Bernie ain't no FDR and I don't give a rat's ass what name's on the party.
...

You're right. More rightly like Teddy than Franklin, but without his fascination with warfare.

Hahahahahaha.

Bernie ain't no Teddy, either.

Seriously, he's all bluster.
 
Irony. Big fan.

First of all, the NYT tweet is referencing the fact that Sanders evidently did not speak to people on the ground; ie., he didn't "press the flesh" as the saying goes:



It's not a reference to him giving a speech, it's a reference to the fact that when he's NOT giving a speech--ie., when he's off of the soapbox--he didn't seem to engage with people around him, like other candidates do. Like other human beings do. And it was a reflection of the voters themselves:

To be fair, meet and greets at state fairs are really taxing. Plus, they involve at least pretending to listen to the person whose vote you want.
 
To be fair, meet and greets at state fairs are really taxing. Plus, they involve at least pretending to listen to the person whose vote you want.

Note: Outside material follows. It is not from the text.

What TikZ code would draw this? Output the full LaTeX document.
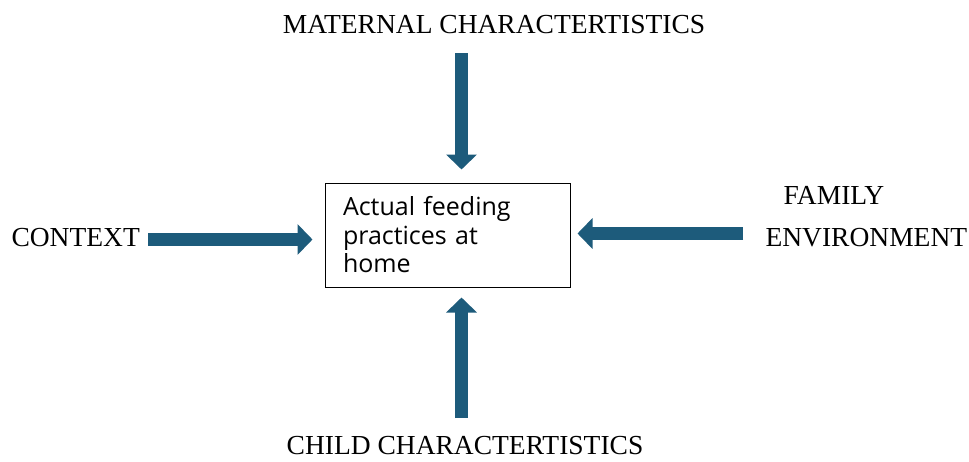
\documentclass[tikz,border=0pt]{standalone}
\usepackage{fontspec}
\setmainfont{Liberation Serif}
\newfontfamily\boxfont{Open Sans}
\usetikzlibrary{arrows.meta}
\definecolor{arrowblue}{HTML}{1D5B7B}
\tikzset{
  label text/.style={font=\fontsize{27.5}{31}\selectfont},
  feed box/.style={draw, line width=1pt, minimum width=245pt, minimum height=104pt,
    text width=209pt, inner xsep=18pt, align=left,
    font=\boxfont\fontsize{25}{28.5}\selectfont},
  fat arrow/.style={draw=arrowblue, line width=13pt,
    -{Triangle[width=30pt,length=15pt]}},
}
\begin{document}
\begin{tikzpicture}[x=1pt,y=-1pt]
  \useasboundingbox (0,0) rectangle (969,461);
  \node[feed box] (home) at (447.5,235) {Actual feeding\\practices at\\home};
  \node[label text] (maternal) at (494,25) {MATERNAL CHARACTERTISTICS};
  \node[label text,anchor=west] (context) at (8,238) {CONTEXT};
  \node[label text] (family) at (834,195) {FAMILY};
  \node[label text,anchor=west] (environment) at (762,238) {ENVIRONMENT};
  \node[label text] (child) at (465,446) {CHILD CHARACTERTISTICS};
  \coordinate (top tail) at (461.5,53);
  \coordinate (left tail) at (148,239.5);
  \coordinate (right tail) at (743,233.5);
  \coordinate (bottom tail) at (461.5,418);
  \begin{scope}[fat arrow]
    \draw (top tail) -- ([yshift=13pt]top tail |- home.north);
    \draw (left tail) -- ([xshift=-12pt]home.west |- left tail);
    \draw (right tail) -- ([xshift=7pt]home.east |- right tail);
    \draw (bottom tail) -- ([yshift=-10pt]bottom tail |- home.south);
  \end{scope}
\end{tikzpicture}
\end{document}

They are taxing, but at least you get pork chops to help you power through.

Unless you are Cory Booker or Tulsi Gabbard, of course. :)
 
Is the message here that it is people who have disposable income that can donate to political parties? Would we see the same distribution of "number of TV's owned" as "dollars contributed to a political party" maybe?
I think the message is that the rich Manhattanites love Mayor Pete while the poors in Queens and Brooklyn go for Bernie and Warren respectively.